We all felt much better after eating dinner, despite the fact that the laundry and the dishes didn’t magically disappear. The kids were disappointed that our special dessert would have to wait, but I explained to them that- sugar project or no sugar project- there is only so much that Mommy can do.

Remind me to write that on my mirror, or my forehead, or something, would you?

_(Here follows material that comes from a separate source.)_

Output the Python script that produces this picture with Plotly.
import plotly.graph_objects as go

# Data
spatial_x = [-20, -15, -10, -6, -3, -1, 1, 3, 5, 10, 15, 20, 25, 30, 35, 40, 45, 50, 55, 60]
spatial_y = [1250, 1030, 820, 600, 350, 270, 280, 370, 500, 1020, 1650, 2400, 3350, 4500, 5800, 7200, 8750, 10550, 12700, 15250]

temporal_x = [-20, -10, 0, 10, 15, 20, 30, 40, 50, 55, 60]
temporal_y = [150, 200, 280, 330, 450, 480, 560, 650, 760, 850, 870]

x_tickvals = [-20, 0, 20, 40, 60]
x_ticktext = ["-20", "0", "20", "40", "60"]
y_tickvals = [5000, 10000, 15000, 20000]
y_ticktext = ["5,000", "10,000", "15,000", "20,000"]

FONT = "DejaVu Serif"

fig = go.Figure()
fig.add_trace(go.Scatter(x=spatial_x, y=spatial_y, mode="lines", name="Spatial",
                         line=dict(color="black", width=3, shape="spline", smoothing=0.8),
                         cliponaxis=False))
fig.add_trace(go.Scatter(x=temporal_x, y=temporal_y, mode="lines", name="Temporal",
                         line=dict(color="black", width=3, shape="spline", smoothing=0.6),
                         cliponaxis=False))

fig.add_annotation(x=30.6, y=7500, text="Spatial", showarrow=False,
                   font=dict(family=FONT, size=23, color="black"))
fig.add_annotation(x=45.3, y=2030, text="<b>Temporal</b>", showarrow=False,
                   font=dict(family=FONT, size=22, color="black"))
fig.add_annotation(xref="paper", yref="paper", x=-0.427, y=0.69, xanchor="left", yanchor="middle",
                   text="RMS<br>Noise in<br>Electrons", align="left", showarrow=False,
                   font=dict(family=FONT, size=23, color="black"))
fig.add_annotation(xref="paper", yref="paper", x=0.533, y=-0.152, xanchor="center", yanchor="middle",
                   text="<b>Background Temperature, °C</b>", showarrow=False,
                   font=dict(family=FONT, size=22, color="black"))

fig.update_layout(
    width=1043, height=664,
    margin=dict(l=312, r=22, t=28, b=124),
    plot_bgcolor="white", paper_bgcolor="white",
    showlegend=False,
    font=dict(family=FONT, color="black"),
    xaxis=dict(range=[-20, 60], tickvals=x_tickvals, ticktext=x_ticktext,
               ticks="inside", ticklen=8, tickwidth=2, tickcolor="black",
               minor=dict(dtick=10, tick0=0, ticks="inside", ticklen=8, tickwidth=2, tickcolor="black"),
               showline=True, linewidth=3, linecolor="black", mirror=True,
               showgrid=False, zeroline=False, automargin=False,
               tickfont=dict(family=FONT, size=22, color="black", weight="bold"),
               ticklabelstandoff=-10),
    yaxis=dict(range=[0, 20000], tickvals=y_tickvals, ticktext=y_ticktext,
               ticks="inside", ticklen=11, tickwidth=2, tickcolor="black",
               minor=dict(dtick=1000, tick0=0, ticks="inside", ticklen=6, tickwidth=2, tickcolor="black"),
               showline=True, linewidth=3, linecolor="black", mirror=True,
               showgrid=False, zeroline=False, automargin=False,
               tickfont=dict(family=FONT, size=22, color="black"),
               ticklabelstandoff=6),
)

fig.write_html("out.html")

A Year of No Sugar: Post 23

Okay! I’ve done my homework and you get to be the beneficiary of that morning-long endeavor, unless of course I have got it all backwards in which case I am here to mislead you terribly. After watching Dr. Robert Lustig’s “Sugar: the Bitter Truth” on YouTube for the third time, as well as doing further slogging around on the internet, I’ve gotten to what I hope is a slightly better understanding of the “ose” question. Here is what I have come up with, which is very likely a gross oversimplification of the matter:

Sucrose– is processed table sugar in all it’s many forms: raw, white, brown etc. It is made up of both glucose and fructose and is harvested from sugar cane or sugar beets.

Fructose– This is the naturally occurring sugar present in fruit, fruit juice, honey, etc.

Glucose– This is the “breakdown product of ingested carbohydrates and the form of sugar that the body uses for energy.” Also known as dextrose.

The quotation above comes from livestrong.com which had several helpful articles on the “ose” question, which was good, because Dr. Lustig’s talk makes the assumption that his audience already knows the difference between these terms.

As a side note, I have to say that I was once again dumbfounded at what an incredible, informative and persuasive talk “Sugar” is… Maybe it’s just me, but then again it has been watched, as of today, 766,122 times on YouTube, so I guess I’m not the only one to find it compelling. And this is despite the fact that he bandies about terms such as “hepatic steatosis” and “dyslipidemia” with unsettling ease.

One of the most striking, if complicated, parts of this video is where Lustig goes through and, point by point, details exactly what happens in your body biochemically when one ingests two pieces of white bread versus a shot of bourbon versus a glass of orange juice. You might be surprised to see his very clear demonstration that the glass of orange juice (fructose) behaves in one’s body most like the alcohol, with the exception that alcohol is processed by the brain while fructose is processed by the liver. Acute toxin meet chronic toxin. As Lustig puts it:

“You wouldn’t think twice about not giving your kid a Budweiser, but you don’t think twice about giving your kid a can of Coke. But they’re the same. In the same dosing. For the same reason. Through the same mechanism. Fructose is ethanol without the buzz.”

Whoa. And that goes for fruit juice too, by the way. Pediatric patients coming to Dr. Lustig are advised to drink only milk or water. And by a funny coincidence, that’s exactly what you are left with after omitting all drinks containing either sucrose or fructose.

So the only question that I’m still ruminating on for the moment is that of dextrose specifically: is added dextrose okay on the No-Added Sugar Project as Devised and Implemented by Eve? After all, it isn’t sucrose and it isn’t fructose. According to just about everybody it’s glucose– which Dr. Lustig describes as “the energy of life.” So, does it matter that it’s added as an ingredient, rather than manufactured by my body after eating a piece of bread? Or, is it like other ingredients such as artificial colorings or preservatives, ie: better to do without, but not expressly prohibited under No-Added Sugar? And if so, does this mean my kids can eat the french fries at the skating rink again, resulting in my popularity as a mom going up by about ten-thousand points?

These are the questions that keep me up at night.